§ Aim: Each record below should be output verbatim, without pictures.

· · · ·

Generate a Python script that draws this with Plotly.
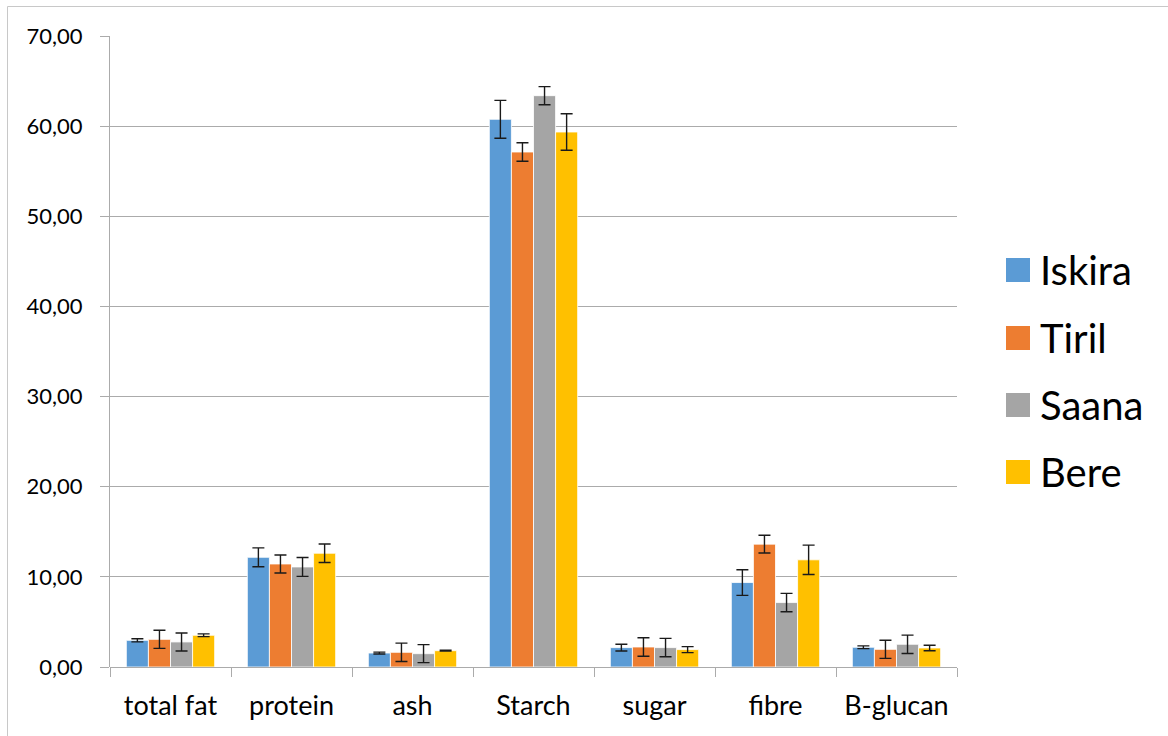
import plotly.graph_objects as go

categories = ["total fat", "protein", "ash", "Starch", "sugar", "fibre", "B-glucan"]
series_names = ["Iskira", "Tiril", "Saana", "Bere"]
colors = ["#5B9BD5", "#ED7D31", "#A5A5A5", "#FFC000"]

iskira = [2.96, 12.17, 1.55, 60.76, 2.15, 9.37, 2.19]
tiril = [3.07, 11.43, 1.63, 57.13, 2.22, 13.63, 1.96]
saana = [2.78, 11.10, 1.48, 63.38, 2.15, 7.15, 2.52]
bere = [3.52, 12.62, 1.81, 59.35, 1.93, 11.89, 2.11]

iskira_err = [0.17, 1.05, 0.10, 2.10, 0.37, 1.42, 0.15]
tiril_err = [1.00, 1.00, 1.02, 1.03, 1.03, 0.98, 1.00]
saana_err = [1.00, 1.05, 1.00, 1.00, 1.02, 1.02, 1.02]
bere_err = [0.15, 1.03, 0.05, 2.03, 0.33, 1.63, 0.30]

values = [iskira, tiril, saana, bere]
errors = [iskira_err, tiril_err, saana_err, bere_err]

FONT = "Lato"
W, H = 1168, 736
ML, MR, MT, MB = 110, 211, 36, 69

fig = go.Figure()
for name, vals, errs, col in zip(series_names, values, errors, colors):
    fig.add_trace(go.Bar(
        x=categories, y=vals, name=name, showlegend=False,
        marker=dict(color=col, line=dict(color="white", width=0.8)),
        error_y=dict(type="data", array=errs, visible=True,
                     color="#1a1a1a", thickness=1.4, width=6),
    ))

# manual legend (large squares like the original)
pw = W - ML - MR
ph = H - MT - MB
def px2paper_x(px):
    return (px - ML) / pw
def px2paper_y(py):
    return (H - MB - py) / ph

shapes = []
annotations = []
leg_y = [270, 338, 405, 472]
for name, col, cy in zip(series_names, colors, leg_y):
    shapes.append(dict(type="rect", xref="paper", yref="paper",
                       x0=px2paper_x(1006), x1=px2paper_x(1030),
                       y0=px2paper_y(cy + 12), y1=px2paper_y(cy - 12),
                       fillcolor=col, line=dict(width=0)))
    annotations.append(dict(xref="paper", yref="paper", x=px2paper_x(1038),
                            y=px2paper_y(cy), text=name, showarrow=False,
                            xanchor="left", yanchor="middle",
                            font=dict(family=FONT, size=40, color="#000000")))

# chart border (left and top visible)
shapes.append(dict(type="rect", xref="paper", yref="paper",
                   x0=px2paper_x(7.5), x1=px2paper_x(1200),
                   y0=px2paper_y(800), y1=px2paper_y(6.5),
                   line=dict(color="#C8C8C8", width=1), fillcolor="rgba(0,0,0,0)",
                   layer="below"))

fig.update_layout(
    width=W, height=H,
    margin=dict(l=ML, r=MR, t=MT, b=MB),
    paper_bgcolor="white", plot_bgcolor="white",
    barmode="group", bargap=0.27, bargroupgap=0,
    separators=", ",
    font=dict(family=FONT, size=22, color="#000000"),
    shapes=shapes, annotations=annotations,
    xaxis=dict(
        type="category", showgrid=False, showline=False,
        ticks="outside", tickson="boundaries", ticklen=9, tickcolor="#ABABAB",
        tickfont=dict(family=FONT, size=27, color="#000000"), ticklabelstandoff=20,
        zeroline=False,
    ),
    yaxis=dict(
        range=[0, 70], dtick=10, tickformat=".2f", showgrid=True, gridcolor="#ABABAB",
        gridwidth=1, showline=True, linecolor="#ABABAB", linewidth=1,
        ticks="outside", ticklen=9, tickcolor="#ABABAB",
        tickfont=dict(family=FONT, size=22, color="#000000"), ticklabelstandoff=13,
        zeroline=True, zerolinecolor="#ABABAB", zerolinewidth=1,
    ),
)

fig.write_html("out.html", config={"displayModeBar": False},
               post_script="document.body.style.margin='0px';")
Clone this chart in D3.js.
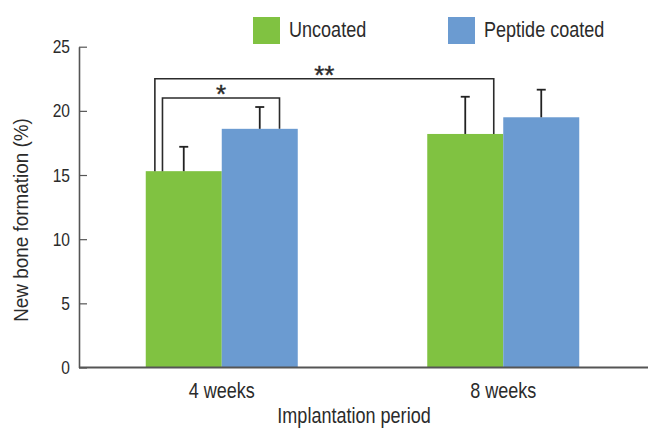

· · · ·

§ Written answer:
Generate a Python script that draws this with Plotly.
import plotly.graph_objects as go

categories = ["total fat", "protein", "ash", "Starch", "sugar", "fibre", "B-glucan"]
series_names = ["Iskira", "Tiril", "Saana", "Bere"]
colors = ["#5B9BD5", "#ED7D31", "#A5A5A5", "#FFC000"]

iskira = [2.96, 12.17, 1.55, 60.76, 2.15, 9.37, 2.19]
tiril = [3.07, 11.43, 1.63, 57.13, 2.22, 13.63, 1.96]
saana = [2.78, 11.10, 1.48, 63.38, 2.15, 7.15, 2.52]
bere = [3.52, 12.62, 1.81, 59.35, 1.93, 11.89, 2.11]

iskira_err = [0.17, 1.05, 0.10, 2.10, 0.37, 1.42, 0.15]
tiril_err = [1.00, 1.00, 1.02, 1.03, 1.03, 0.98, 1.00]
saana_err = [1.00, 1.05, 1.00, 1.00, 1.02, 1.02, 1.02]
bere_err = [0.15, 1.03, 0.05, 2.03, 0.33, 1.63, 0.30]

values = [iskira, tiril, saana, bere]
errors = [iskira_err, tiril_err, saana_err, bere_err]

FONT = "Lato"
W, H = 1168, 736
ML, MR, MT, MB = 110, 211, 36, 69

fig = go.Figure()
for name, vals, errs, col in zip(series_names, values, errors, colors):
    fig.add_trace(go.Bar(
        x=categories, y=vals, name=name, showlegend=False,
        marker=dict(color=col, line=dict(color="white", width=0.8)),
        error_y=dict(type="data", array=errs, visible=True,
                     color="#1a1a1a", thickness=1.4, width=6),
    ))

# manual legend (large squares like the original)
pw = W - ML - MR
ph = H - MT - MB
def px2paper_x(px):
    return (px - ML) / pw
def px2paper_y(py):
    return (H - MB - py) / ph

shapes = []
annotations = []
leg_y = [270, 338, 405, 472]
for name, col, cy in zip(series_names, colors, leg_y):
    shapes.append(dict(type="rect", xref="paper", yref="paper",
                       x0=px2paper_x(1006), x1=px2paper_x(1030),
                       y0=px2paper_y(cy + 12), y1=px2paper_y(cy - 12),
                       fillcolor=col, line=dict(width=0)))
    annotations.append(dict(xref="paper", yref="paper", x=px2paper_x(1038),
                            y=px2paper_y(cy), text=name, showarrow=False,
                            xanchor="left", yanchor="middle",
                            font=dict(family=FONT, size=40, color="#000000")))

# chart border (left and top visible)
shapes.append(dict(type="rect", xref="paper", yref="paper",
                   x0=px2paper_x(7.5), x1=px2paper_x(1200),
                   y0=px2paper_y(800), y1=px2paper_y(6.5),
                   line=dict(color="#C8C8C8", width=1), fillcolor="rgba(0,0,0,0)",
                   layer="below"))

fig.update_layout(
    width=W, height=H,
    margin=dict(l=ML, r=MR, t=MT, b=MB),
    paper_bgcolor="white", plot_bgcolor="white",
    barmode="group", bargap=0.27, bargroupgap=0,
    separators=", ",
    font=dict(family=FONT, size=22, color="#000000"),
    shapes=shapes, annotations=annotations,
    xaxis=dict(
        type="category", showgrid=False, showline=False,
        ticks="outside", tickson="boundaries", ticklen=9, tickcolor="#ABABAB",
        tickfont=dict(family=FONT, size=27, color="#000000"), ticklabelstandoff=20,
        zeroline=False,
    ),
    yaxis=dict(
        range=[0, 70], dtick=10, tickformat=".2f", showgrid=True, gridcolor="#ABABAB",
        gridwidth=1, showline=True, linecolor="#ABABAB", linewidth=1,
        ticks="outside", ticklen=9, tickcolor="#ABABAB",
        tickfont=dict(family=FONT, size=22, color="#000000"), ticklabelstandoff=13,
        zeroline=True, zerolinecolor="#ABABAB", zerolinewidth=1,
    ),
)

fig.write_html("out.html", config={"displayModeBar": False},
               post_script="document.body.style.margin='0px';")
Clone this chart in D3.js.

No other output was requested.